In a nutshell, a flight to "safety" is causing bond yields to fall and a false sense of strength in the currency market is causing gold to move lower. Both are market anomalies. Currency isn’t strong and bonds are loaded with valuation risk, as yields can only move higher from here (a condition that causes bond values to fall).
Owning gold may not look like a "smart" move right now because so many extreme anomalies exist in the markets today. But that’s not why investors own gold. Investors own gold now because they accurately see what’s going on in the markets today, and because they want a hedge to the stock market when it takes a nosedive.
Again, hedging is about having an allocation in an asset class that normally runs in a contrary direction as the portfolio’s core holding. In other words, the hedging asset must increase when the other falls, and vice versa. The hedge now, against stocks and bonds, is gold because gold should fall when stocks are up, and vice versa. That is the current market dynamic.
The easiest way to tolerate a falling gold position is to appreciate that it should be falling because the stock trend is rising. This can be seen much clearer in a longer view of the markets. In the last two-plus years the Dow Average is up 14%, 15-51 strength is up 21%, and gold is down 8%. See below.
Again, when stocks go up gold should go down, and vice versa.
Now, I totally understand that it’s easy for new investors to think that there will never be another severe correction, another great opportunity to buy low – and that gold is a dead asset. But if another significant correction doesn’t happen sometime in the near future it will be the first time in history it hasn’t happened. Markets go up and down all the time; and more times than not they trade well above or below "fair value." Corrections are part of the game. It’s the nature of the beast.
QE has tightly tied the performance of gold to the stock market because the rise in stocks has been driven by the new money it has infused into "the market" – it’s a QE boom.

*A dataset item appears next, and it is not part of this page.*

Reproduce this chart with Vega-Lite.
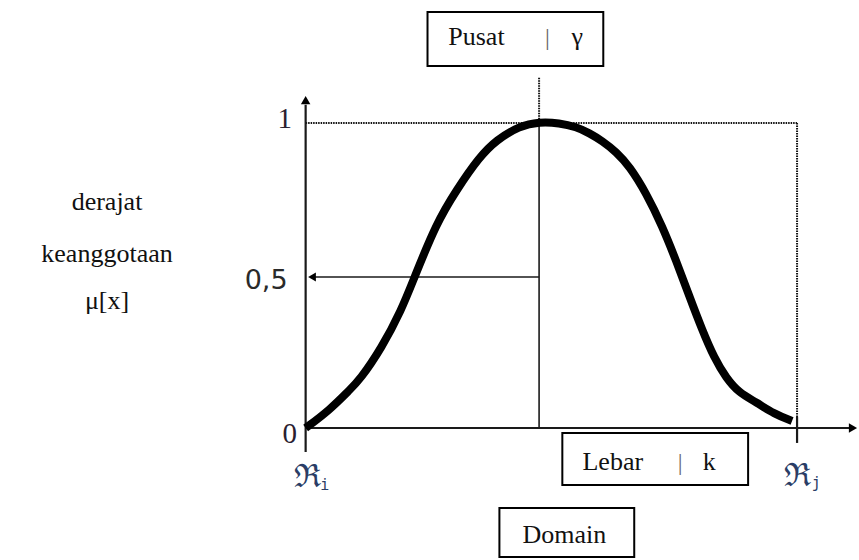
{
  "$schema": "https://vega.github.io/schema/vega-lite/v6.json",
  "width": 859,
  "height": 560,
  "autosize": {"type": "fit", "contains": "padding"},
  "padding": 0,
  "background": "white",
  "config": {"view": {"stroke": null}},
  "datasets": {
    "curve": [
      {"x": 0, "y": 0}, {"x": 4.89, "y": 0.059}, {"x": 8.96, "y": 0.125}, {"x": 11.0, "y": 0.157},
      {"x": 15.48, "y": 0.262}, {"x": 19.55, "y": 0.387}, {"x": 22.2, "y": 0.495}, {"x": 26.68, "y": 0.672},
      {"x": 30.75, "y": 0.78}, {"x": 35.44, "y": 0.889}, {"x": 38.9, "y": 0.944}, {"x": 43.58, "y": 0.99},
      {"x": 47.66, "y": 1.004}, {"x": 51.73, "y": 1.0}, {"x": 55.19, "y": 0.987}, {"x": 57.84, "y": 0.967},
      {"x": 60.49, "y": 0.941}, {"x": 63.34, "y": 0.905}, {"x": 65.99, "y": 0.859}, {"x": 69.45, "y": 0.77},
      {"x": 72.71, "y": 0.662}, {"x": 75.56, "y": 0.548}, {"x": 78.21, "y": 0.433}, {"x": 80.86, "y": 0.321},
      {"x": 83.3, "y": 0.23}, {"x": 85.74, "y": 0.164}, {"x": 88.39, "y": 0.115}, {"x": 91.85, "y": 0.085},
      {"x": 95.52, "y": 0.046}, {"x": 99.18, "y": 0.023}
    ],
    "axes": [
      {"x": 0, "y": -0.079, "x2": 0, "y2": 1.06},
      {"x": 0, "y": 0, "x2": 110.8, "y2": 0},
      {"x": 100.2, "y": 0.036, "x2": 100.2, "y2": -0.049}
    ],
    "dotted": [
      {"x": 0, "y": 1, "x2": 100.2, "y2": 1},
      {"x": 100.2, "y": 1, "x2": 100.2, "y2": 0.036},
      {"x": 47.6, "y": 1.148, "x2": 47.6, "y2": 1}
    ],
    "thin": [
      {"x": 47.6, "y": 0, "x2": 47.6, "y2": 1},
      {"x": 1.5, "y": 0.495, "x2": 47.6, "y2": 0.495}
    ],
    "upArrow": [{"x": 0, "y": 1.075}],
    "rightArrow": [{"x": 111.6, "y": 0}],
    "leftArrow": [{"x": 1.3, "y": 0.495}],
    "boxes": [
      {"x": 24.85, "x2": 60.69, "y": 1.3639, "y2": 1.1869},
      {"x": 52.34, "x2": 90.22, "y": -0.0164, "y2": -0.187},
      {"x": 39.51, "x2": 67.0, "y": -0.262, "y2": -0.423}
    ],
    "labels": [
      {"x": 34.83, "y": 1.2557, "t": "Pusat"},
      {"x": 55.4, "y": 1.2557, "t": "γ"},
      {"x": 62.63, "y": -0.1377, "t": "Lebar"},
      {"x": 82.28, "y": -0.1377, "t": "k"},
      {"x": 52.75, "y": -0.377, "t": "Domain"},
      {"x": -40.5, "y": 0.715, "t": "derajat"},
      {"x": -40.5, "y": 0.545, "t": "keanggotaan"},
      {"x": -40.5, "y": 0.39, "t": "μ[x]"}
    ],
    "pipes": [
      {"x": 49.29, "y": 1.2557, "t": "|"},
      {"x": 76.37, "y": -0.1377, "t": "|"}
    ],
    "digits": [
      {"x": -4.28, "y": 0.984, "t": "1"},
      {"x": -3.26, "y": -0.049, "t": "0"}
    ],
    "half": [{"x": -3.67, "y": 0.456, "t": "0,5"}],
    "frak": [
      {"x": 0.3, "y": -0.193, "t": "ℜ"},
      {"x": 100.2, "y": -0.19, "t": "ℜ"}
    ],
    "subs": [
      {"x": 3.9, "y": -0.203, "t": "i"},
      {"x": 104.1, "y": -0.197, "t": "j"}
    ]
  },
  "encoding": {
    "x": {"field": "x", "type": "quantitative", "axis": null, "scale": {"domain": [-62.32, 112.83], "nice": false, "zero": false}},
    "y": {"field": "y", "type": "quantitative", "axis": null, "scale": {"domain": [-0.4328, 1.4033], "nice": false, "zero": false}}
  },
  "layer": [
    {"data": {"name": "dotted"}, "mark": {"type": "rule", "color": "#111", "strokeWidth": 2, "strokeDash": [1.5, 1]},
     "encoding": {"x2": {"field": "x2"}, "y2": {"field": "y2"}}},
    {"data": {"name": "axes"}, "mark": {"type": "rule", "color": "#1a1a1a", "strokeWidth": 2.2},
     "encoding": {"x2": {"field": "x2"}, "y2": {"field": "y2"}}},
    {"data": {"name": "thin"}, "mark": {"type": "rule", "color": "#1a1a1a", "strokeWidth": 1.6},
     "encoding": {"x2": {"field": "x2"}, "y2": {"field": "y2"}}},
    {"data": {"name": "upArrow"}, "mark": {"type": "point", "shape": "triangle-up", "filled": true, "color": "#000", "size": 90, "opacity": 1}},
    {"data": {"name": "rightArrow"}, "mark": {"type": "point", "shape": "triangle-right", "filled": true, "color": "#000", "size": 90, "opacity": 1}},
    {"data": {"name": "leftArrow"}, "mark": {"type": "point", "shape": "triangle-left", "filled": true, "color": "#000", "size": 80, "opacity": 1}},
    {"data": {"name": "curve"}, "mark": {"type": "line", "color": "#000", "strokeWidth": 8, "interpolate": "basis", "strokeCap": "butt", "strokeJoin": "round"}},
    {"data": {"name": "boxes"}, "mark": {"type": "rect", "fill": "white", "stroke": "#000", "strokeWidth": 2},
     "encoding": {"x2": {"field": "x2"}, "y2": {"field": "y2"}}},
    {"data": {"name": "labels"}, "mark": {"type": "text", "font": "Liberation Serif", "fontSize": 26, "align": "center", "baseline": "alphabetic", "color": "#111"},
     "encoding": {"text": {"field": "t"}}},
    {"data": {"name": "pipes"}, "mark": {"type": "text", "font": "Liberation Serif", "fontSize": 24, "align": "center", "baseline": "alphabetic", "color": "#666"},
     "encoding": {"text": {"field": "t"}}},
    {"data": {"name": "digits"}, "mark": {"type": "text", "font": "Liberation Serif", "fontSize": 29, "align": "center", "baseline": "alphabetic", "color": "#2a2030"},
     "encoding": {"text": {"field": "t"}}},
    {"data": {"name": "half"}, "mark": {"type": "text", "font": "DejaVu Sans", "fontSize": 27, "align": "right", "baseline": "alphabetic", "color": "#2a2a2a"},
     "encoding": {"text": {"field": "t"}}},
    {"data": {"name": "frak"}, "mark": {"type": "text", "font": "DejaVu Serif", "fontSize": 32, "align": "center", "baseline": "alphabetic", "color": "#2a3d66"},
     "encoding": {"text": {"field": "t"}}},
    {"data": {"name": "subs"}, "mark": {"type": "text", "font": "DejaVu Sans Mono", "fontSize": 15, "align": "center", "baseline": "alphabetic", "color": "#2a3d66"},
     "encoding": {"text": {"field": "t"}}}
  ]
}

So when stock values fall due to a tightening of money, gold will rise because tighter money does not automatically produce stronger money – because the underlying economy is weak.
Higher interest rates do not produce strong economies or currencies. That’s a false conclusion being made in the markets today. Instead, strong economies produce strong currencies and higher interest rates are a byproduct of that dynamic. Not the other way around.
Independent investors must guard against getting caught up in the dogma that this is a new "paradigm" where major market corrections aren’t possible, that gold has little value and profit potential, and that rapidly rising stock market values which in no way correlate to economic activity are totally legitimate. That’s a costly misnomer.
Based on current Market conditions and a rational market the Dow should be trading around 13,000 and gold should be about $2,000 an ounce. But logic is nonexistent in today’s investment markets.
In today’s market a few things are clear: the upward movements in the stock market have slowed down significantly, the trading range is tighter, and new highs are obtained more tepidly. That’s because traders know how toppy this market is. And that’s why they’re scared and moving to Treasuries.
Gold is currently $1,200 an ounce, but if markets and currencies were as strong as some are programmed to suggest, it would be trading much lower than that, perhaps half the going rate; and yields would be much higher, perhaps twice their current level.
Asset allocation is always key; patience is a virtue, and discipline is the bridge between goals and accomplishment - (Jim Rohn).
You should know that this is a dysfunctional market driven by easy money, irresponsible government spending and corrupt management; not economic wherewithal.
And believing otherwise is where the danger is, Will Robinson.